Title: In A Single Bound: Losing My Leg, Finding Myself And Training For Life
Author: Sarah Reinertsen with Alan Goldsher
Publisher: Lyons Press
Price: $18.95 CAN / $16.95 US
“It is a waste of time to be angry about my disability. One has to get on with life and I haven’t done badly. People won’t have time for you if you are always angry or complaining.” ~ Stephen Hawking
VICKY: What would you do if you were born with a physical disability? I like to think that I’m a positive person and that I wouldn’t be that different than who I am now. Having said that, it’s much easier for me to say that because I’ve never had to deal and live with that kind of life event.
GRANT: I’m not sure either how I would cope with that kind of loss but I suppose it may be easier for a person to be born with a disability than to lose a limb later in life when you’ve had the benefit of using it. To me, that would be worse.

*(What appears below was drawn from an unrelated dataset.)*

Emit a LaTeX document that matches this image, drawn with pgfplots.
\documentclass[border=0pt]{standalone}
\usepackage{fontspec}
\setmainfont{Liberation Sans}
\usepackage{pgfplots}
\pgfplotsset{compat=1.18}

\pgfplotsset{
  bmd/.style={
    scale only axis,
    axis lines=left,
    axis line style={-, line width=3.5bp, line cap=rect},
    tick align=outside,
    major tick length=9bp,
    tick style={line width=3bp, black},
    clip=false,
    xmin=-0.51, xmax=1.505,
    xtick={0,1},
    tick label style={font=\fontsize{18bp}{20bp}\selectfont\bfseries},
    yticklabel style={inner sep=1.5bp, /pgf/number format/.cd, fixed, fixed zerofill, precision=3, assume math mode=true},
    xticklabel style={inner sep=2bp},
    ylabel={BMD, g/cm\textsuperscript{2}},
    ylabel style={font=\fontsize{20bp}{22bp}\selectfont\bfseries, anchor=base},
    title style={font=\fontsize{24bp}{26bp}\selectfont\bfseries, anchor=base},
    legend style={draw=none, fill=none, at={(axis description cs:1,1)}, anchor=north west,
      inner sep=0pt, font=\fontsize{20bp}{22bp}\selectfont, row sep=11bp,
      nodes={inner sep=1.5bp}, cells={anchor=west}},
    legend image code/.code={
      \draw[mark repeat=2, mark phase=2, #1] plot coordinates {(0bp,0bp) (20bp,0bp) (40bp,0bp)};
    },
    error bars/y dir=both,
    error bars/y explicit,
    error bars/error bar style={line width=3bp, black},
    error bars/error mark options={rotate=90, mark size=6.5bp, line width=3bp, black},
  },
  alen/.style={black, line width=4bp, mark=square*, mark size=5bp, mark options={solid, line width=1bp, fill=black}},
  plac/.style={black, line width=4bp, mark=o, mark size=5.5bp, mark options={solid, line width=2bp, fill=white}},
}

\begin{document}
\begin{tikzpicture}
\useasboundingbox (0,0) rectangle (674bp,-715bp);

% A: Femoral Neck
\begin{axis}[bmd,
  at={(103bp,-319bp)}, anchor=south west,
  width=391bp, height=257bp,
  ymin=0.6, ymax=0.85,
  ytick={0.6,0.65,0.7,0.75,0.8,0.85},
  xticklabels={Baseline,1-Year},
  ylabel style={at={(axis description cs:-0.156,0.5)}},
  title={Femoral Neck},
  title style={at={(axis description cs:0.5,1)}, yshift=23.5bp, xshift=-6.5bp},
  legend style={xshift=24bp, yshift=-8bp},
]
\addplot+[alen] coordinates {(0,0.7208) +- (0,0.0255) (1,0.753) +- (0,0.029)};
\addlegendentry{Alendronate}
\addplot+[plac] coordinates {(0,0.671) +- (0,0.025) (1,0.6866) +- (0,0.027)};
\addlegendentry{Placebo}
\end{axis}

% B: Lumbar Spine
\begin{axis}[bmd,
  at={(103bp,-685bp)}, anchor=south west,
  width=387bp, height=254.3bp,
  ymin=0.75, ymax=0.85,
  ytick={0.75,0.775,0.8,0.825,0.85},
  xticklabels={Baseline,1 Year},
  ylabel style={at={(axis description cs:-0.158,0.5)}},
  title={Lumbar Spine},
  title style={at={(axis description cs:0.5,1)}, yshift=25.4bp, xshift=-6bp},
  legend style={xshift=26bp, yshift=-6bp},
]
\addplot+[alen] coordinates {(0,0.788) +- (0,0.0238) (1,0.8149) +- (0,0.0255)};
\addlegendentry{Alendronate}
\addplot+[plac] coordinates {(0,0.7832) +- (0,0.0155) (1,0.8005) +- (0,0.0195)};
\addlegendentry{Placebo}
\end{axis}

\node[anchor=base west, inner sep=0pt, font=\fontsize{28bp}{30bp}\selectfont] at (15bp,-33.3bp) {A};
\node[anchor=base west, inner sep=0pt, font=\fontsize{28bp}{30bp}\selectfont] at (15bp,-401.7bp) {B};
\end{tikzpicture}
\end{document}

VICKY: I think in any case, it’s all about perspective and attitude. The inspiring Stephen Hawking has this to say about learning of his disability at the age of 21:
“The realisation that I had an incurable disease, that was likely to kill me in a few years, was a bit of a shock. How could something like that happen to me? Why should I be cut off like this? However, while I had been in hospital, I had seen a boy I vaguely knew die of leukaemia, in the bed opposite me. It had not been a pretty sight. Clearly there were people who were worse off than me. At least my condition didn’t make me feel sick. Whenever I feel inclined to be sorry for myself I remember that boy.”
GRANT: When you read Sarah’s book, did you get a sense she had that same attitude about being born with proximal femoral focal deficiency?

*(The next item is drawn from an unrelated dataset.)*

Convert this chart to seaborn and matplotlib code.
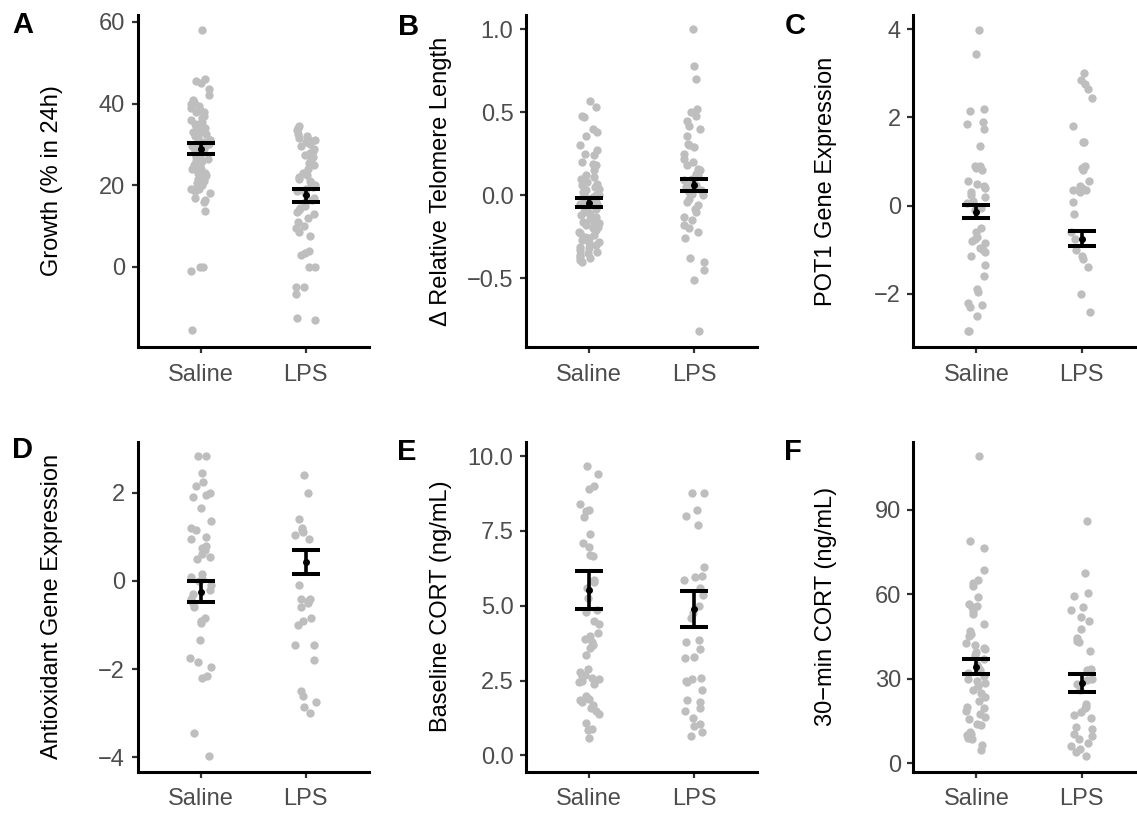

VICKY: Well, I think when you are born with a disability, your parents play a huge role in how you view yourself and the world around you. Here’s an excerpt from page 8 of her book where she talks about her mother to illustrate this:
“She’d tell me, ‘You can’t do anything about it. It’s not something that can be fixed with cough syrup. Go out and play, and have fun, and don’t worry about it.’ She also compared my leg to my dad’s glasses. ‘Your father needs his glasses to see, just like you need your brace to walk. It’s no big deal.”

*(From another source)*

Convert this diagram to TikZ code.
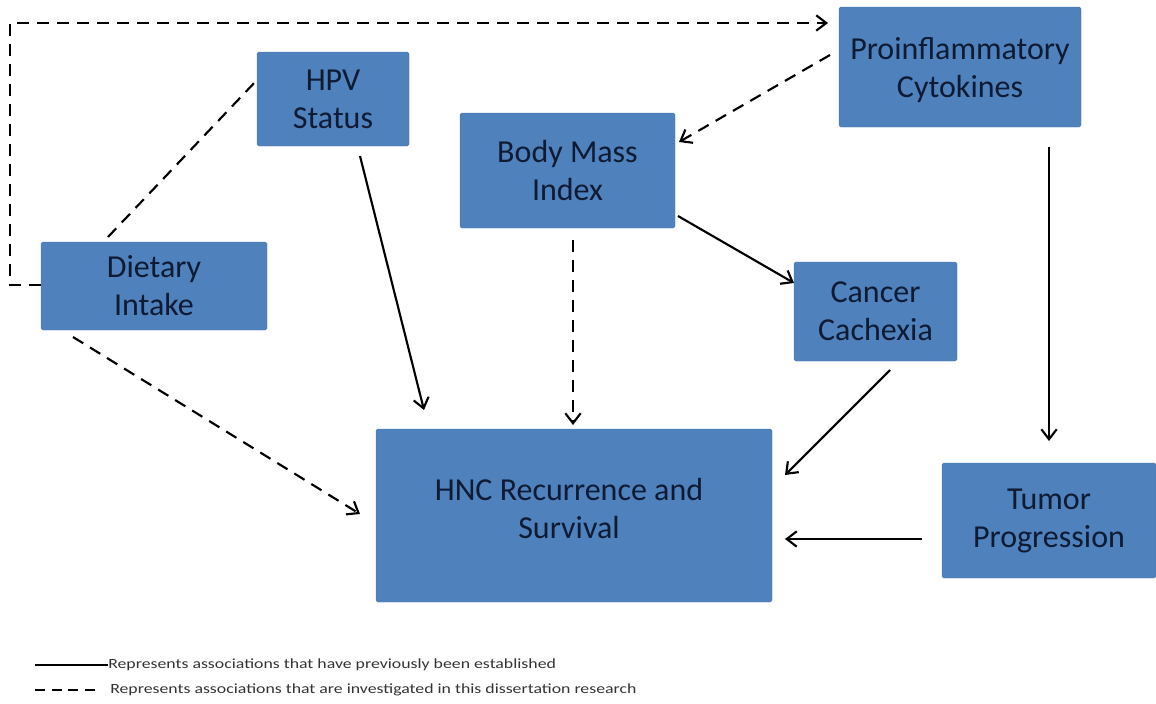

GRANT: That’s amazing because I’m sure it’s difficult for the parent too.
VICKY: Yes, also at p. 8 she talked about how other parents would:
“…put them in long dresses in order to hide the handicap, almost instilling in them shame about their missing leg.”
GRANT: Times were different in the mid-seventies. Thank gawd parents have access to so much information and resources nowadays.
VICKY: Exactly. They are far less isolated than in the past. Of course this is also thanks to individuals like Sarah who have paved the way and shown the world they are just like everyone else and quite capable of completing an Ironman for example.
GRANT: Let’s talk about that. How did she even get the idea of doing a triathlon?